Friday, May 13, 2011

Donovan McNabb vs. Bernard Hopkins

Donovan McNabb has taken a lot of heat throughout his career.  Starting back in 1999 when he was selected #2 overall in the NFL draft by the Eagles, a rowdy fan base took out their frustrations with the Eagles organization by booing the selection.  The fans wanted the Eagles to select then University of Texas running back Ricky Williams and now with the gift of time it seems as though the Eagles got the better end of that deal. From this beginning McNabb has had to deal with a number of issues about his personality and character on and off the field, none have been created by his doing.

To play quarterback in Philadelphia one must have skin as thick as steel.  It’s a harsh fan base that will let you know when you make a mistake or don’t perform up to their standards.  It’s also a town that is starved for a Lombardi Trophy and that starvation just adds fuel to the fire.  The Philadelphia fan base is one of the most intelligent in all of sports.  They love their sports and spend a great amount of time reading about them, listening to radio talk shows and watching Comcast Sports Net.  Even with that knowledge they are sometimes blinded by passion.

What a significant number of Eagles fans fail to realize is that under McNabb and Andy Reid the Eagles had one of the best decades of football in Eagles history.  McNabb is a hall of fame candidate with the best stats of any former Eagles quarterback.  He finished his career as an Eagle with 32,873 yards, 216 touchdowns to only 100 interceptions.  He guided the Eagles to 5 NFC Championship games and one super bowl appearance.  Yet with all of his success the one thing that keeps him from being a Philadelphia legend is his lack of a super bowl title. 

Andy Reid and the Eagles organization decided it was time to move in a different direction before last season and that the McNabb era of Eagles football had run its course.  McNabb was traded to the Washington Redskins, where he had somewhat of a down year.  He still passed for 3,377 yards, but his 14 touchdowns to 15 interceptions found him on the bench in favor of backup Rex Grossman.  The speculation is that McNabb will be playing for a different NFL franchise if and when the labor dispute gets resolved.

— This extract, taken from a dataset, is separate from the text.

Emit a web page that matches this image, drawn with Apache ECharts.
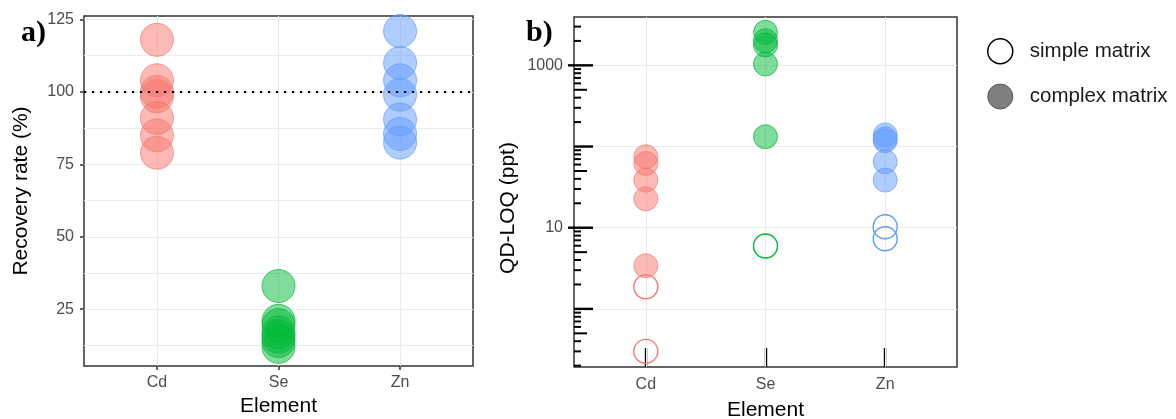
<!DOCTYPE html>
<html>
<head>
<meta charset="utf-8">
<script src="https://cdn.jsdelivr.net/npm/echarts@6/dist/echarts.min.js"></script>
<style>
html, body { margin: 0; padding: 0; background: #fff; }
#main { width: 1176px; height: 419px; }
</style>
</head>
<body>
<div id="main"></div>
<script>
var elements = ['Cd', 'Se', 'Zn'];

// a) recovery rate (%), all complex matrix
var recoveryCd = [118, 104, 100, 98.5, 91, 85, 79];
var recoverySe = [33, 21, 19.5, 17, 15.5, 14, 12];
var recoveryZn = [121, 110, 104, 99, 90.5, 85.5, 82.5];

// b) QD-LOQ (ppt)
var loqComplexCd = [75, 62, 38.6, 22.7, 3.4];
var loqComplexSe = [2550, 2010, 1780, 1040, 132];
var loqComplexZn = [139, 125, 118, 65, 38.6];
var loqSimpleCd = [1.87, 0.30];
var loqSimpleSe = [5.96];
var loqSimpleZn = [10.3, 7.3];

// ticks
var recoveryTicks = [25, 50, 75, 100, 125];
var recoveryMinor = [12.5, 37.5, 62.5, 87.5, 112.5];
var recoveryTarget = 100;
var loqLabels = [10, 1000];
var loqDecades = [1, 10, 100, 1000];
var loqFives = [0.5, 5, 50, 500];
var loqMinor = [0.2, 0.3, 0.4, 0.6, 0.7, 0.8, 0.9,
                2, 3, 4, 6, 7, 8, 9,
                20, 30, 40, 60, 70, 80, 90,
                200, 300, 400, 600, 700, 800, 900,
                2000, 3000];

var fillColors = ['rgba(248,118,109,0.5)', 'rgba(0,186,56,0.5)', 'rgba(97,156,255,0.5)'];
var lineColors = ['rgba(248,118,109,0.7)', 'rgba(0,186,56,0.7)', 'rgba(97,156,255,0.7)'];
var solidColors = ['#F8766D', '#00BA38', '#619CFF'];

var X_MIN = 0.4, X_MAX = 3.6;
var catPos = elements.map(function (e, i) { return i + 1; });
var FONT = '"Liberation Sans", Arial, sans-serif';
var GRID_LINE = { color: '#ebebeb', width: 1, type: 'solid' };

function pts(values, i) {
    return values.map(function (v) { return [i + 1, v]; });
}

function filledSeries(values, i, grid, size) {
    return {
        type: 'scatter', name: 'complex matrix',
        xAxisIndex: grid, yAxisIndex: grid,
        data: pts(values, i), symbol: 'circle', symbolSize: size, z: 3,
        itemStyle: { color: fillColors[i], borderColor: lineColors[i], borderWidth: 1, opacity: 1 },
        emphasis: { disabled: true }
    };
}

function openSeries(values, i) {
    return {
        type: 'scatter', name: 'simple matrix',
        xAxisIndex: 1, yAxisIndex: 1,
        data: pts(values, i), symbol: 'circle', symbolSize: 24, z: 3,
        itemStyle: { color: 'rgba(255,255,255,0)', borderColor: solidColors[i], borderWidth: 1.4, opacity: 1 },
        emphasis: { disabled: true }
    };
}

function gridLines(hValues) {
    return {
        silent: true, symbol: 'none', z: 1, animation: false,
        label: { show: false }, lineStyle: GRID_LINE, emphasis: { disabled: true },
        data: hValues.map(function (v) { return { yAxis: v }; })
            .concat(catPos.map(function (x) { return { xAxis: x }; }))
    };
}

// log ticks on the left side of panel b
function logTickSeries(values, inLen, width) {
    return {
        type: 'custom', xAxisIndex: 1, yAxisIndex: 1, silent: true, z: 6, clip: false,
        data: values.map(function (v) { return [X_MIN, v]; }),
        renderItem: function (params, api) {
            var v = api.value(1);
            var p = api.coord([api.value(0), v]);
            var out = loqLabels.some(function (l) { return Math.abs(v - l) < 1e-9; }) ? 6 : 0;
            return {
                type: 'line',
                shape: { x1: p[0] - out, y1: p[1], x2: p[0] + inLen, y2: p[1] },
                style: { stroke: '#000', lineWidth: width }
            };
        }
    };
}

function xAxisCfg(grid, tickLen, inside, tickWidth, labelMargin, nameGap) {
    return {
        type: 'value', gridIndex: grid, min: X_MIN, max: X_MAX,
        axisLine: { show: false }, splitLine: { show: false },
        axisTick: { show: true, customValues: catPos, inside: inside, length: tickLen,
                    lineStyle: { color: inside ? '#000' : '#333', width: tickWidth } },
        axisLabel: { customValues: catPos, color: '#4d4d4d', fontSize: 16, margin: labelMargin,
                     fontFamily: FONT,
                     formatter: function (v) { return elements[Math.round(v) - 1] || ''; } },
        name: 'Element', nameLocation: 'middle', nameGap: nameGap,
        nameTextStyle: { color: '#000', fontSize: 21, fontFamily: FONT }
    };
}

var recoveryData = [recoveryCd, recoverySe, recoveryZn];
var loqComplex = [loqComplexCd, loqComplexSe, loqComplexZn];
var loqSimple = [loqSimpleCd, loqSimpleSe, loqSimpleZn];

var series = [];
recoveryData.forEach(function (vals, i) { series.push(filledSeries(vals, i, 0, 33)); });
series[0].markLine = gridLines(recoveryTicks.concat(recoveryMinor));
series[2].markLine = {
    silent: true, symbol: 'none', z: 6, animation: false, label: { show: false },
    emphasis: { disabled: true },
    lineStyle: { color: '#000', width: 2.2, type: [2.2, 5.8] },
    data: [{ yAxis: recoveryTarget }]
};
loqComplex.forEach(function (vals, i) { series.push(filledSeries(vals, i, 1, 24)); });
loqSimple.forEach(function (vals, i) { series.push(openSeries(vals, i)); });
series[3].markLine = gridLines(loqDecades);
series.push(logTickSeries(loqDecades, 19, 2.4));
series.push(logTickSeries(loqFives, 13, 2));
series.push(logTickSeries(loqMinor, 7, 2));

var option = {
    animation: false,
    textStyle: { fontFamily: FONT },
    grid: [
        { left: 84, top: 16, width: 389, height: 350, show: true, outerBoundsMode: 'none', containLabel: false,
          borderColor: '#333', borderWidth: 1.5, backgroundColor: 'transparent' },
        { left: 574, top: 17, width: 383, height: 350, show: true, outerBoundsMode: 'none', containLabel: false,
          borderColor: '#333', borderWidth: 1.5, backgroundColor: 'transparent' }
    ],
    xAxis: [
        xAxisCfg(0, 4, false, 1.5, 9, 30),
        xAxisCfg(1, 19, true, 2.4, 10, 33)
    ],
    yAxis: [
        { type: 'value', gridIndex: 0, min: 5.4, max: 126.2,
          axisLine: { show: false }, splitLine: { show: false },
          axisTick: { show: true, customValues: recoveryTicks, length: 4, lineStyle: { color: '#333', width: 1.5 } },
          axisLabel: { customValues: recoveryTicks, color: '#4d4d4d', fontSize: 16, margin: 10, fontFamily: FONT },
          name: 'Recovery rate (%)', nameLocation: 'middle', nameGap: 52,
          nameTextStyle: { color: '#000', fontSize: 21, fontFamily: FONT } },
        { type: 'log', logBase: 10, gridIndex: 1, min: 0.1925, max: 3940,
          axisLine: { show: false }, splitLine: { show: false }, axisTick: { show: false },
          axisLabel: { color: '#4d4d4d', fontSize: 16, margin: 11, fontFamily: FONT,
                       formatter: function (v) {
                           var hit = loqLabels.filter(function (l) { return Math.abs(v - l) / l < 1e-6; });
                           return hit.length ? String(hit[0]) : '';
                       } } }
    ],
    legend: {
        orient: 'vertical', left: 982, top: 33, itemWidth: 25, itemHeight: 25, itemGap: 19,
        selectedMode: false,
        textStyle: { fontSize: 20.5, color: '#1a1a1a', fontFamily: FONT, padding: [0, 0, 0, 12] },
        data: [
            { name: 'simple matrix', icon: 'circle',
              itemStyle: { color: '#ffffff', borderColor: '#000', borderWidth: 1.5 } },
            { name: 'complex matrix', icon: 'circle',
              itemStyle: { color: '#7f7f7f', borderColor: '#555', borderWidth: 1 } }
        ]
    },
    graphic: [
        { type: 'text', left: 21, top: 18,
          style: { text: 'a)', font: 'bold 30px "Liberation Serif", serif', fill: '#000' } },
        { type: 'text', left: 526, top: 18,
          style: { text: 'b)', font: 'bold 30px "Liberation Serif", serif', fill: '#000' } },
        { type: 'text', x: 508, y: 208, rotation: Math.PI / 2,
          style: { text: 'QD-LOQ (ppt)', font: '21px ' + FONT, fill: '#000',
                   align: 'center', verticalAlign: 'middle' } }
    ],
    series: series
};

var chart = echarts.init(document.getElementById('main'), null, { renderer: 'canvas' });
chart.setOption(option);
</script>
</body>
</html>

With his era in Philadelphia over and his failed season in Washington behind him McNabb was probably looking forward to moving on to his next chapter.  He had been out of sight, mostly due to the NFL lockout, but he was thrust back into national sports media attention this week when boxer and Philadelphia native Bernard Hopkins commented quite harshly about McNabb. 

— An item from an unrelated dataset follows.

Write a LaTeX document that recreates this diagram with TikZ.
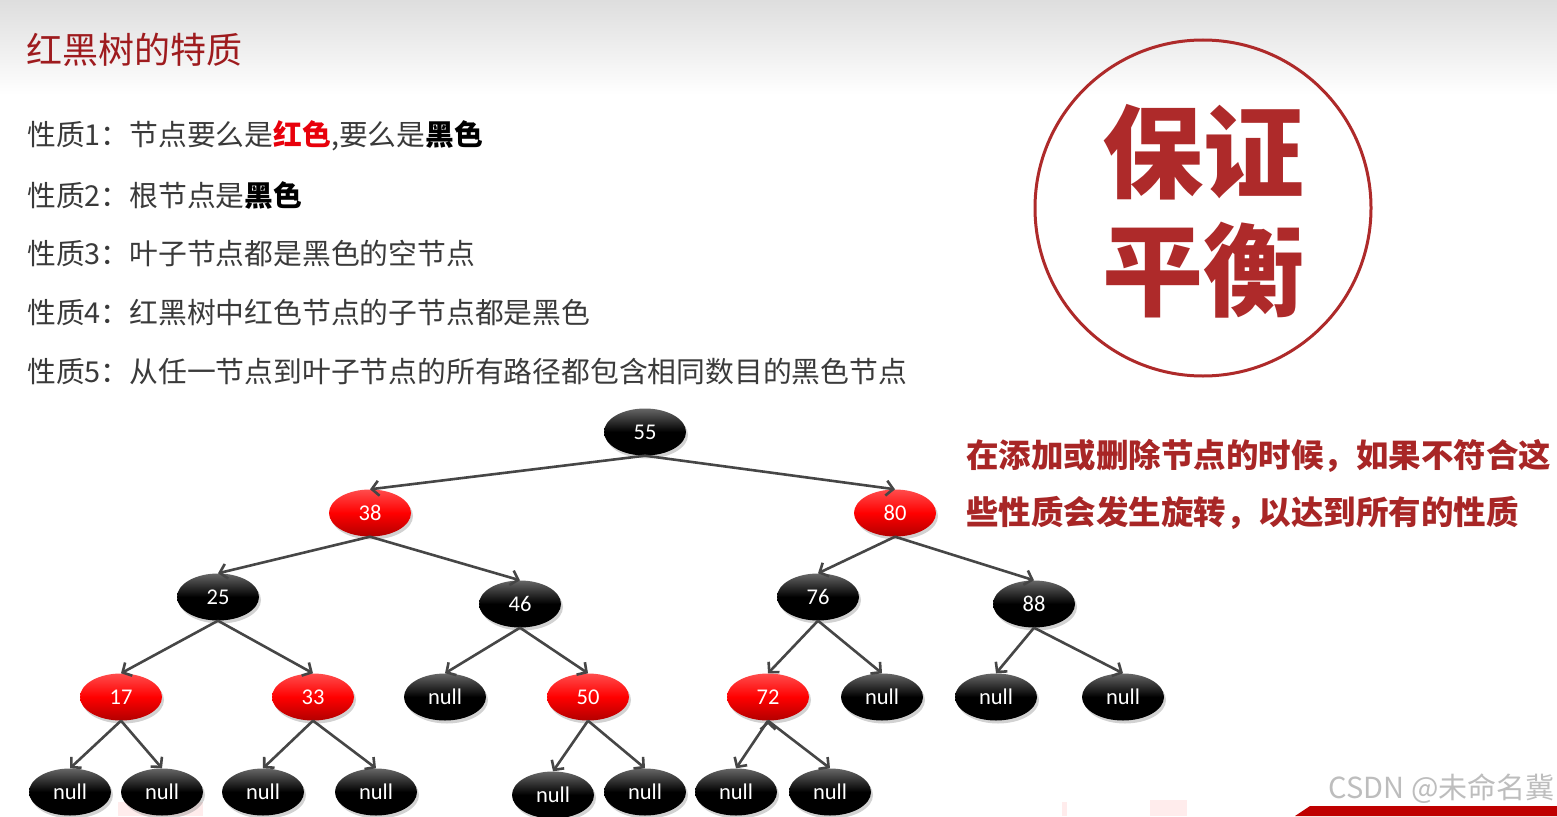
\documentclass[tikz,border=0pt]{standalone}
\usepackage{fontspec}
\setmainfont{Noto Sans CJK SC}
\newfontfamily\numfont{Carlito}
\usetikzlibrary{shapes.geometric, arrows.meta, shadows, positioning}

\definecolor{titlered}{HTML}{9E1B1E}
\definecolor{sealred}{HTML}{AE2A2A}
\definecolor{notered}{HTML}{A82626}
\definecolor{textgray}{HTML}{3A3A3A}
\definecolor{edgegray}{HTML}{464646}
\definecolor{hotred}{HTML}{E8000B}

\begin{document}
\begin{tikzpicture}[x=1pt,y=-1pt,>={Straight Barb[length=7pt,width=15pt]},
      rbnode/.style={ellipse,minimum width=82pt,minimum height=47pt,inner sep=0pt,
        font=\numfont\fontsize{22.5}{22.5}\selectfont,text=white,
        drop shadow={opacity=0.35,shadow xshift=2pt,shadow yshift=-3pt}},
      blk/.style={rbnode,top color=black!60,bottom color=black,middle color=black},
      rd/.style={rbnode,top color=red!70!white,bottom color=red!70!black,middle color=red},
      link/.style={->,draw=edgegray,line width=2.6pt},
      prop/.style={anchor=west,inner sep=0pt,text=textgray,font=\fontsize{28.8}{34}\selectfont},
      note/.style={anchor=west,inner sep=0pt,text=notered,font=\bfseries\fontsize{32.5}{38}\selectfont}]
      \fill[white] (0,0) rectangle (1557,816);
      \useasboundingbox (0,0) rectangle (1557,816);
      \shade[top color=black!13,bottom color=white] (0,0) rectangle (1557,95);
      \fill[pink!30] (118,802) rectangle (203,816);
      \fill[pink!30] (1062,802) rectangle (1067,816);
      \fill[pink!30] (1150,800) rectangle (1187,816);
      \fill[red!75!black] (1295,816) -- (1310,806) -- (1557,806) -- (1557,816) -- cycle;

      \node[anchor=west,inner sep=0pt,text=titlered,font=\fontsize{36}{40}\selectfont] (title) at (26,50) {红黑树的特质};
      \node[prop] (p1) at (27,136) {性质1：节点要么是{\bfseries\color{hotred}红色},要么是{\bfseries\color{black}黑色}};
      \node[prop] (p2) at (27,195) {性质2：根节点是{\bfseries\color{black}黑色}};
      \node[prop] (p3) at (27,254) {性质3：叶子节点都是黑色的空节点};
      \node[prop] (p4) at (27,313) {性质4：红黑树中红色节点的子节点都是黑色};
      \node[prop] (p5) at (27,372) {性质5：从任一节点到叶子节点的所有路径都包含相同数目的黑色节点};

      \node[circle,draw=sealred,line width=3pt,minimum size=336pt] (seal) at (1203,208) {};
      \node[text=sealred,align=center,inner sep=0pt,font=\bfseries\fontsize{101}{118}\selectfont] (sealtext) at (1203,211) {保证\\平衡};
      \node[note] (note1) at (966,456) {在添加或删除节点的时候，如果不符合这};
      \node[note] (note2) at (966,513) {些性质会发生旋转，以达到所有的性质};
      \node[anchor=east,inner sep=0pt,text=black!26,font=\fontsize{29}{32}\selectfont] (mark) at (1555,789) {CSDN @未命名冀};

      \node[blk] (n55) at (645,432) {55};
      \node[rd] (n38) at (370,513) {38};
      \node[rd] (n80) at (895,513) {80};
      \node[blk] (n25) at (218,597) {25};
      \node[blk] (n46) at (520,604) {46};
      \node[blk] (n76) at (818,597) {76};
      \node[blk] (n88) at (1034,604) {88};
      \node[rd] (n17) at (121,697) {17};
      \node[rd] (n33) at (313,697) {33};
      \node[blk] (nil46) at (445,697) {null};
      \node[rd] (n50) at (588,697) {50};
      \node[rd] (n72) at (768,697) {72};
      \node[blk] (nil76) at (882,697) {null};
      \node[blk] (nil88a) at (996,697) {null};
      \node[blk] (nil88b) at (1123,697) {null};
      \node[blk] (nil17a) at (70,792) {null};
      \node[blk] (nil17b) at (162,792) {null};
      \node[blk] (nil33a) at (263,792) {null};
      \node[blk] (nil33b) at (376,792) {null};
      \node[blk] (nil50a) at (553,795) {null};
      \node[blk] (nil50b) at (645,792) {null};
      \node[blk] (nil72a) at (736,792) {null};
      \node[blk] (nil72b) at (830,792) {null};

      \path[link] (n55.south) edge (n38.north)
        (n55.south) edge (n80.north)
        (n38.south) edge (n25.north)
        (n38.south) edge (n46.north)
        (n80.south) edge (n76.north)
        (n80.south) edge (n88.north)
        (n25.south) edge (n17.north)
        (n25.south) edge (n33.north)
        (n46.south) edge (nil46.north)
        (n46.south) edge (n50.north)
        (n76.south) edge (n72.north)
        (n76.south) edge (nil76.north)
        (n88.south) edge (nil88a.north)
        (n88.south) edge (nil88b.north)
        (n17.south) edge (nil17a.north)
        (n17.south) edge (nil17b.north)
        (n33.south) edge (nil33a.north)
        (n33.south) edge (nil33b.north)
        (n50.south) edge (nil50a.north)
        (n50.south) edge (nil50b.north)
        (n72.south) edge (nil72a.north)
        (n72.south) edge (nil72b.north);
    \end{tikzpicture}
\end{document}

Hopkins not only question McNabb’s heart, but also his “blackness”.  Hopkins justification for questioning McNabb as an African American doesn’t stem from McNabb’s skin color, which Hopkins referred to as “got a suntan, that’s all”, but McNabb’s upbringing.  He questions McNabb’s heart and skin color because McNabb was raised in the suburbs and not the inner city. 

I don’t know what it’s like to be black, mostly because I’m white, but I can’t see how being raised in a certain place or situation makes you any more of a certain ethnicity or doesn’t.  White people don’t look at other white people and claim they aren’t white enough because they were raised in the inner city.  Do other races do the same thing?  Is an Asian any less of an Asian because they weren’t raised in China Town?  These notions of being any more or less of a race because of where you grew up are absurd.  I can say that being raised in a suburb has nothing to do with having heart or not.  If that were the case, Peyton Manning and Tom Brady wouldn’t have the heart to win the 4 championships between them. 

Bernard Hopkins has no base for his argument.  McNabb is a potential hall of fame quarterback and you don’t get to that level of greatness without heart.  Hopkins two dimensional view of race is misguided and close minded.  McNabb and his family should be looked at as a guide to success for anyone with a rough upbringing.  His parent’s hard work and sacrifices afforded their children with a better upbringing and more of a chance to succeed.  Donovan McNabb may have not won a championship yet, but one thing he does have is heart.